The government shutdown is based on a Big Lie. Or two. Or three.

The Big Truth

There is a real national emergency. It occupies the Oval Office, stands before microphones, and sends out daily tweets to garner attention and continue the hoax. It sits in the offices of the president’s cabinet members who have not the courage to invoke the 25th Amendment that would remove the threat from the Oval Office. It sits in a Congress that has failed to exercise its constitutional duty to oversee the integrity of the government institutions. It comes in threats to Robert Mueller’s investigation into foreign interference in the 2016 American election process.

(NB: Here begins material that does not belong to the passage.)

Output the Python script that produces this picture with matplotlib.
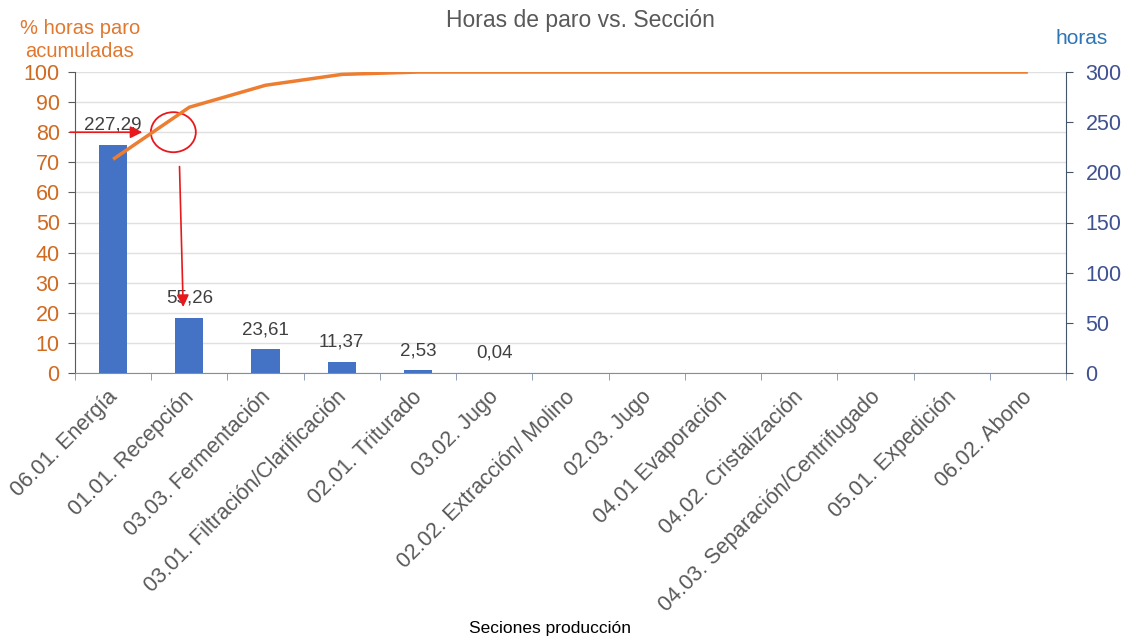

Joseph Goebbels, Chancellor of Nazi Germany, wrote of the Big Lie as a propaganda technique in reference to the English in “Aus Churchills Lügenfabrik” (English: “From Churchill’s Lie Factory”) dated January 12, 1941: “The essential English leadership secret does not depend on particular intelligence. Rather, it depends on a remarkably stupid thick-headedness. The English follow the principle that when one lies, one should lie big, and stick to it. They keep up their lies, even at the risk of looking ridiculous.” – Aus Churchills Lügenfabrik (“From Churchill’s Lie Factory”), January 12, 1941.

Seventy-eight years after Goebbel’s publication on the lie factory, and 75 years after Joseph McCarthy used the Big Lie here in America, the Big Lie again stares us in the face. So does The Big Truth, as American poet James Russell Lowell expressed it during the American Civil War in his poem “The Present Crisis.” I was raised on the hymn “Once to Every Man and Nation” with the lyrics from Lowell’s poem. It etched in my heart and mind that the decisions we take make a difference to this world.

“Once to every nation Comes the moment to decide In the strife of truth with falsehood. . . .Though the cause of evil prosper, Yet ’tis truth alone is strong. . . . ” — James Russell Lowell (1819-1895), “The Present Crisis.” 

— Gordon C. Stewart, Chaska, MN, January 4, 2018.